Personal information
- Born: March 26, 1993 (age 33) Durham, North Carolina
- Listed height: 6 ft 5 in (1.96 m)
- Listed weight: 205 lb (93 kg)

Career information
- High school: Christian Faith Center Academy (Creedmoor, North Carolina)
- College: Chipola College (2012–2014); Arizona State (2016–2017);
- NBA draft: 2017: undrafted
- Playing career: 2017–2020
- Position: Shooting guard

Career history
- 2017–2018: Salt Lake City Stars
- 2018: APOEL
- 2019: New Heroes Den Bosch
- 2019: Gigantes de Jalisco
- 2019: Yamagata Wyverns
- 2020: Saigon Heat
- Stats at Basketball Reference

= Torian Graham =

American basketball player (born 1993)

Torian Graham (born March 26, 1993) is an American former professional basketball player who last played for New Heroes Den Bosch of the Dutch Basketball League (DBL). He played college basketball for Arizona State Sun Devils.

==College career==
Graham played college basketball for the Arizona State Sun Devils. In his senior year, he averaged 18.6 points per game. He was the second highest scorer of the Pac-12 conference, only behind Markelle Fultz. He made 108 three-pointers on the season, shooting 38.7% from three-point range on the season. The 108 made three-pointers is 7th all-time in Pac-12 single-season history.

==Professional career==
After going undrafted in the 2017 NBA draft, Graham played for Dallas Mavericks in the summer league of Las Vegas.

In July 2017, Spanish club Tecnyconta Zaragoza and Graham reached an agreement for the 2017–18 season. He was waived without making his debut with the team.

In October, Graham signed with the Utah Jazz of the NBA. In November 2017, the Jazz assigned him to their G League affiliate, the Salt Lake City Stars, and he averaged 8.1 points and 2.2 rebounds in 15 minutes per game. He signed with APOEL B.C. of the Cyprus Basketball Division A on August 28, 2018.
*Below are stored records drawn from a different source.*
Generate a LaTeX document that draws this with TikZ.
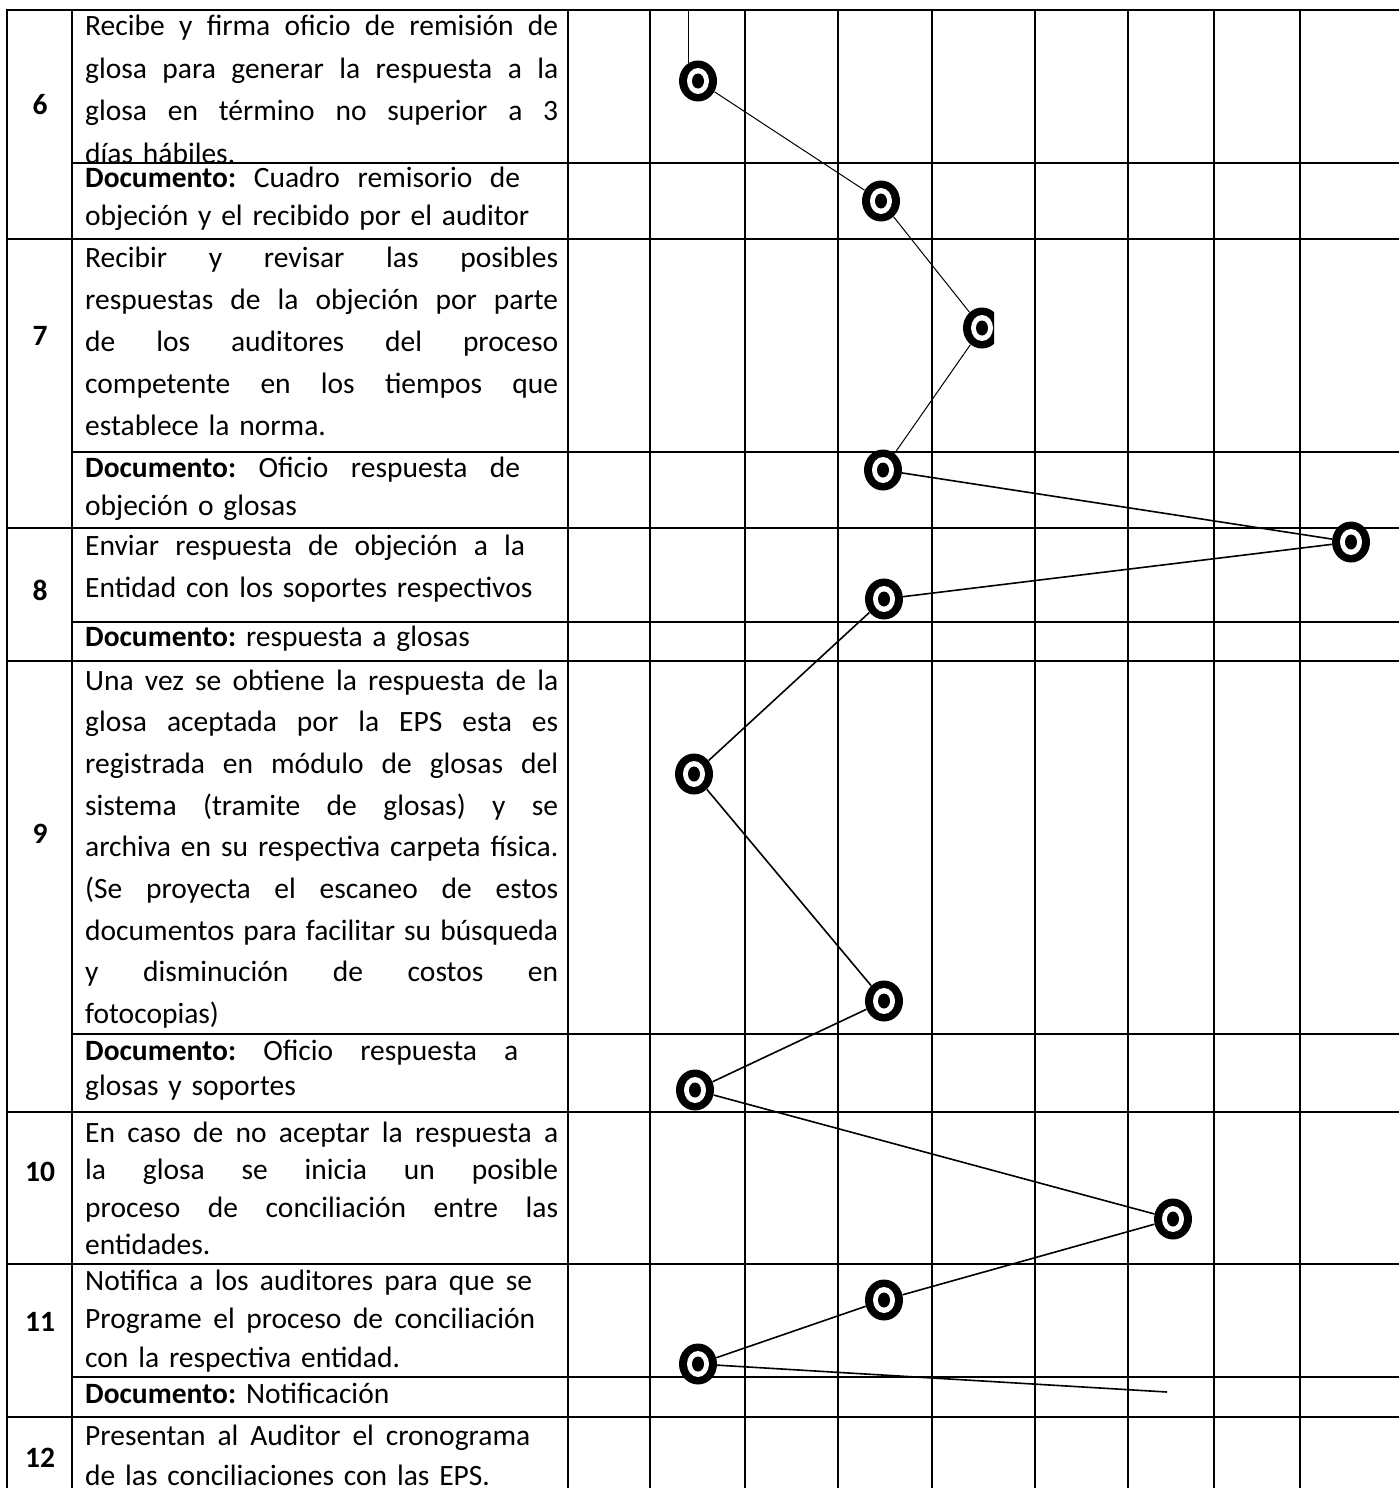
\documentclass[tikz,border=0pt]{standalone}
\usepackage{fontspec}
\setmainfont{Carlito}
\usetikzlibrary{shapes.geometric}
\frenchspacing
\newcommand{\JLine}[2][473pt]{\makebox[#1][s]{\spaceskip=.23em plus 1fil minus .06em\relax\xspaceskip=\spaceskip #2}}
\begin{document}
\begin{tikzpicture}[x=1pt,y=-1pt,
  grid/.style={line width=2pt},
  conn/.style={line width=1.6pt},
  thinconn/.style={line width=1pt},
  marker/.style={ellipse, fill=black, minimum width=38pt, minimum height=41pt, inner sep=0pt,
    path picture={
      \fill[white] (path picture bounding box.center) ellipse [x radius=11pt, y radius=13pt];
      \fill[black] (path picture bounding box.center) ellipse [x radius=6pt, y radius=7.5pt];}},
  txt/.style={anchor=base west, inner sep=0pt, text width=473pt, align=left,
    font=\fontsize{29.5}{#1}\selectfont},
  num/.style={inner sep=0pt, font=\fontsize{29.5}{36}\selectfont\bfseries},
]
\useasboundingbox[fill=white] (0,0) rectangle (1398,1488);

% ---------- table grid ----------
\foreach \x in {7,72,568,650,745,838,932,1035,1128,1214,1300}
  \draw[grid] (\x,10) -- (\x,1490);
\foreach \y in {10,239,528,661,1112,1264,1417}
  \draw[grid] (6,\y) -- (1400,\y);
\foreach \y in {163,452,622,1034,1377}
  \draw[grid] (72,\y) -- (1400,\y);

% ---------- step numbers ----------
\node[num] (n6) at (40,105) {6};
\node[num] (n7) at (40,336) {7};
\node[num] (n8) at (40,590) {8};
\node[num] (n9) at (40,834) {9};
\node[num] (n10) at (40,1172) {10};
\node[num] (n11) at (40,1322) {11};
\node[num] (n12) at (40,1458) {12};

% ---------- texts ----------
\begin{scope}
\clip (73,11) rectangle (567,162);
\node[txt=42.5] (t6) at (85,36) {\JLine{Recibe y firma oficio de remisión de}\\
\JLine{glosa para generar la respuesta a la}\\
\JLine{glosa en término no superior a 3}\\
días hábiles.};
\end{scope}
\node[txt=38] (d6) at (85,187) {\JLine[435pt]{\textbf{Documento:} Cuadro remisorio de}\\
objeción y el recibido por el auditor};

\node[txt=42] (t7) at (85,267) {\JLine{Recibir y revisar las posibles}\\
\JLine{respuestas de la objeción por parte}\\
\JLine{de los auditores del proceso}\\
\JLine{competente en los tiempos que}\\
establece la norma.};
\node[txt=38] (d7) at (85,477) {\JLine[435pt]{\textbf{Documento:} Oficio respuesta de}\\
objeción o glosas};

\node[txt=42] (t8) at (85,555) {\JLine[440pt]{Enviar respuesta de objeción a la}\\
Entidad con los soportes respectivos};
\node[txt=38] (d8) at (85,646) {\textbf{Documento:} respuesta a glosas};

\node[txt=41.7] (t9) at (85,690) {\JLine{Una vez se obtiene la respuesta de la}\\
\JLine{glosa aceptada por la EPS esta es}\\
\JLine{registrada en módulo de glosas del}\\
\JLine{sistema (tramite de glosas) y se}\\
\JLine{archiva en su respectiva carpeta física.}\\
\JLine{(Se proyecta el escaneo de estos}\\
\JLine{documentos para facilitar su búsqueda}\\
\JLine{y disminución de costos en}\\
fotocopias)};
\node[txt=35.5] (d9) at (85,1060) {\JLine[433pt]{\textbf{Documento:} Oficio respuesta a}\\
glosas y soportes};

\node[txt=37.5] (t10) at (85,1142) {\JLine{En caso de no aceptar la respuesta a}\\
\JLine{la glosa se inicia un posible}\\
\JLine{proceso de conciliación entre las}\\
entidades.};

\node[txt=38.5] (t11) at (85,1290) {\JLine[447pt]{Notifica a los auditores para que se}\\
\JLine[450pt]{Programe el proceso de conciliación}\\
con la respectiva entidad.};
\node[txt=38] (d11) at (85,1403) {\textbf{Documento:} Notificación};

\node[txt=40] (t12) at (85,1445) {\JLine[445pt]{Presentan al Auditor el cronograma}\\
de las conciliaciones con las EPS.};

% ---------- markers ----------
\node[marker] (m1) at (698,81) {};
\node[marker] (m2) at (881,201) {};
\begin{scope}
\clip (940,290) rectangle (994,370);
\node[marker] (m3) at (982,328) {};
\end{scope}
\node[marker] (m4) at (883,470) {};
\node[marker] (m5) at (1351,542) {};
\node[marker] (m6) at (884,599) {};
\node[marker] (m7) at (694,774) {};
\node[marker] (m8) at (884,1001) {};
\node[marker] (m9) at (695,1090) {};
\node[marker] (m10) at (1173,1219) {};
\node[marker] (m11) at (884,1300) {};
\node[marker] (m12) at (698,1364) {};
\coordinate (start) at (688,10);
\coordinate (finish) at (1167,1392);

% ---------- connectors ----------
\draw[thinconn] (start) -- (start |- m1.120);
\draw[thinconn] (m1) -- (m2);
\draw[thinconn] (m2) -- (m3);
\draw[thinconn] (m3) -- (m4);
\draw[conn] (m4) -- (m5);
\draw[conn] (m5) -- (m6);
\draw[conn] (m6) -- (m7);
\draw[conn] (m7) -- (m8);
\draw[conn] (m8) -- (m9);
\draw[conn] (m9) -- (m10);
\draw[conn] (m10) -- (m11);
\draw[conn] (m11) -- (m12);
\draw[conn] (m12) -- (finish);
\end{tikzpicture}
\end{document}
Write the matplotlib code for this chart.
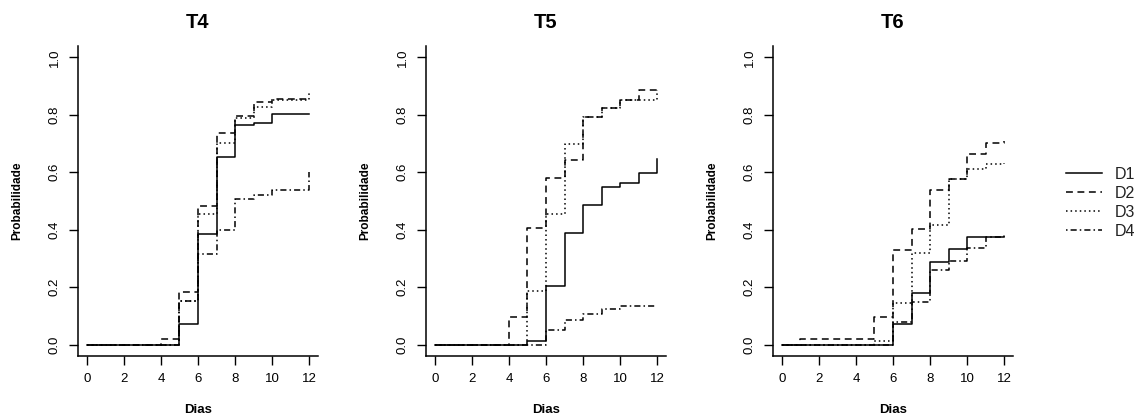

On January 19, 2019, Graham signed with New Heroes Den Bosch of the Dutch Basketball League (DBL). He signed a contract for the remainder of the 2018–19 season. On February 8, 2018, he scored 28 points on 11–14 shooting, in a 55–88 win over Den Helder. On February 27, 2019, New Heroes released Graham by mutual consent. In four DBL games with Den Bosch, he averaged 15 points per game.